The injury bothered him well into 2006, but as the year went on the Cardinals raced towards the pennant and Rolen felt like he had a job to do. He had grown up an everyday player and had the mentality that if he wasn’t injured, he was going to take the field for his team.
“I wasn’t going to take a day off,” Rolen said. “I was going to stay on the field, and I was going to hand the pitcher the ball at the beginning of every game."
Exactly two years to the date of his go-ahead home run off Clemens, rookie Justin Verlander hung a 79-mph changeup down central on the biggest stage in baseball. He sent the baseball over the left-field wall like it was batting practice.
A lifetime .189 postseason batting average up to that point, Rolen’s first – and only – World Series home run in two Fall Classic appearances tied Game 1. It sparked his own offense through the five-game set. The then-31-year-old went on to hit .421 (8-for-19) with four extra-base hits and five runs scored as St. Louis took the series from Detroit, 4-1.

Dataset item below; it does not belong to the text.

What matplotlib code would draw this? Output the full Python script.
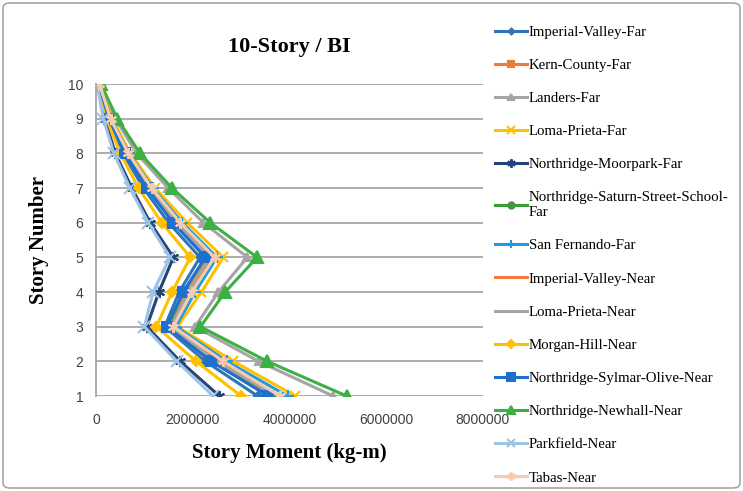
import matplotlib
matplotlib.use('Agg')
import matplotlib.pyplot as plt
from matplotlib.patches import FancyBboxPatch

# story moment per story (story 1 ... 10), kg-m
stories = [1, 2, 3, 4, 5, 6, 7, 8, 9, 10]

imperial_valley_far = [3340000, 2260000, 1420000, 1720000, 2150000, 1500000, 980000, 560000, 250000, 50000]
kern_county_far = [3600000, 2450000, 1500000, 1850000, 2300000, 1620000, 1070000, 620000, 280000, 60000]
landers_far = [4900000, 3360000, 2050000, 2530000, 3130000, 2220000, 1490000, 840000, 400000, 90000]
loma_prieta_far = [4120000, 2840000, 1680000, 2180000, 2630000, 1880000, 1220000, 710000, 330000, 80000]
northridge_moorpark_far = [2550000, 1740000, 1050000, 1300000, 1600000, 1120000, 740000, 400000, 180000, 30000]
northridge_saturn_far = [3620000, 2500000, 1520000, 1900000, 2350000, 1680000, 1100000, 640000, 290000, 60000]
san_fernando_far = [3960000, 2700000, 1650000, 2050000, 2500000, 1780000, 1170000, 680000, 310000, 70000]
imperial_valley_near = [3670000, 2550000, 1580000, 1950000, 2400000, 1700000, 1120000, 650000, 290000, 60000]
loma_prieta_near = [3730000, 2490000, 1550000, 1900000, 2350000, 1650000, 1090000, 630000, 280000, 60000]
morgan_hill_near = [3000000, 2070000, 1250000, 1570000, 1950000, 1360000, 880000, 500000, 220000, 40000]
northridge_sylmar_near = [3560000, 2380000, 1460000, 1800000, 2260000, 1590000, 1050000, 600000, 270000, 50000]
northridge_newhall_near = [5180000, 3540000, 2160000, 2670000, 3330000, 2360000, 1570000, 910000, 440000, 100000]
parkfield_near = [2420000, 1670000, 1000000, 1180000, 1530000, 1080000, 700000, 370000, 150000, 20000]
tabas_near = [3800000, 2630000, 1600000, 1980000, 2450000, 1740000, 1150000, 670000, 300000, 70000]

series = [
    ('Imperial-Valley-Far', imperial_valley_far, '#2E75B6', 'D', 4),
    ('Kern-County-Far', kern_county_far, '#ED7D31', 's', 5),
    ('Landers-Far', landers_far, '#A5A5A5', '^', 6),
    ('Loma-Prieta-Far', loma_prieta_far, '#FFC000', 'x', 7),
    ('Northridge-Moorpark-Far', northridge_moorpark_far, '#264478', (6, 2, 0), 8),
    ('Northridge-Saturn-Street-School-\nFar', northridge_saturn_far, '#3E9B35', 'o', 6),
    ('San Fernando-Far', san_fernando_far, '#1F9BDE', '+', 8),
    ('Imperial-Valley-Near', imperial_valley_near, '#F4793B', None, 0),
    ('Loma-Prieta-Near', loma_prieta_near, '#A5A5A5', None, 0),
    ('Morgan-Hill-Near', morgan_hill_near, '#FFC000', 'D', 5),
    ('Northridge-Sylmar-Olive-Near', northridge_sylmar_near, '#1F6FCF', 's', 7),
    ('Northridge-Newhall-Near', northridge_newhall_near, '#3CB043', '^', 8),
    ('Parkfield-Near', parkfield_near, '#9DC3E6', 'x', 8),
    ('Tabas-Near', tabas_near, '#F8CBAD', (6, 2, 0), 8),
]

fig = plt.figure(figsize=(7.43, 4.91), dpi=100)
ax = fig.add_axes([96 / 743, 1 - 396 / 491, 387 / 743, 312 / 491])

for name, vals, color, marker, ms in series:
    ax.plot(vals, stories, color=color, lw=2.2, marker=marker, markersize=ms,
            markeredgewidth=1.5, label=name)

ax.set_xlim(0, 8000000)
ax.set_ylim(1, 10)
ax.set_xticks([0, 2000000, 4000000, 6000000, 8000000])
ax.set_xticklabels(['0', '2000000', '4000000', '6000000', '8000000'])
ax.set_yticks(stories)
ax.tick_params(length=0, labelsize=10, labelcolor='#404040')
ax.tick_params(axis='x', pad=12)
ax.tick_params(axis='y', pad=9)
for lab in ax.get_xticklabels() + ax.get_yticklabels():
    lab.set_family('Liberation Sans')
ax.yaxis.grid(True, color='#A6A6A6', lw=1.3)
ax.set_axisbelow(True)
for s in ['top', 'right', 'bottom']:
    ax.spines[s].set_visible(False)
ax.spines['left'].set_color('#A6A6A6')
ax.spines['left'].set_linewidth(1.3)

ax.set_title('10-Story / BI', family='Liberation Serif', fontsize=16,
             fontweight='bold', pad=23)
ax.set_xlabel('Story Moment (kg-m)', family='Liberation Serif', fontsize=15,
              fontweight='bold', labelpad=12)
ax.set_ylabel('Story Number', family='Liberation Serif', fontsize=15,
              fontweight='bold', labelpad=14)

leg = fig.legend(loc='upper left', bbox_to_anchor=(482 / 743, 1 - 12 / 491),
                 frameon=False, prop={'family': 'Liberation Serif', 'size': 10.7},
                 labelspacing=1.33, handlelength=2.1, handletextpad=0.15,
                 markerscale=0.75)

border = FancyBboxPatch((3 / 743, 3 / 491), 737 / 743, 485 / 491,
                        boxstyle='round,pad=0,rounding_size=0.01',
                        transform=fig.transFigure, fill=False,
                        edgecolor='#A6A6A6', lw=1.2)
fig.patches.append(border)

fig.savefig('out.png', dpi=100)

He was traded to the Blue Jays prior to the 2008 season and spent the final five years of his career between Toronto and Cincinnati, earning the final two of seven career All-Star bids in 2010 and ’11 with the Reds. He holds a lifetime .281 batting average with 316 home runs, 517 doubles and 1,287 RBI.
“Without the injury, he’s a first ballot Hall of Famer,” La Russa said. “And I think, even with the injury, I think he’s still a Hall of Famer. It may take him some ballots to get in… but he still had enough success that I’m hoping, and all his teammates are hoping and expect, that he gets [into] Cooperstown.”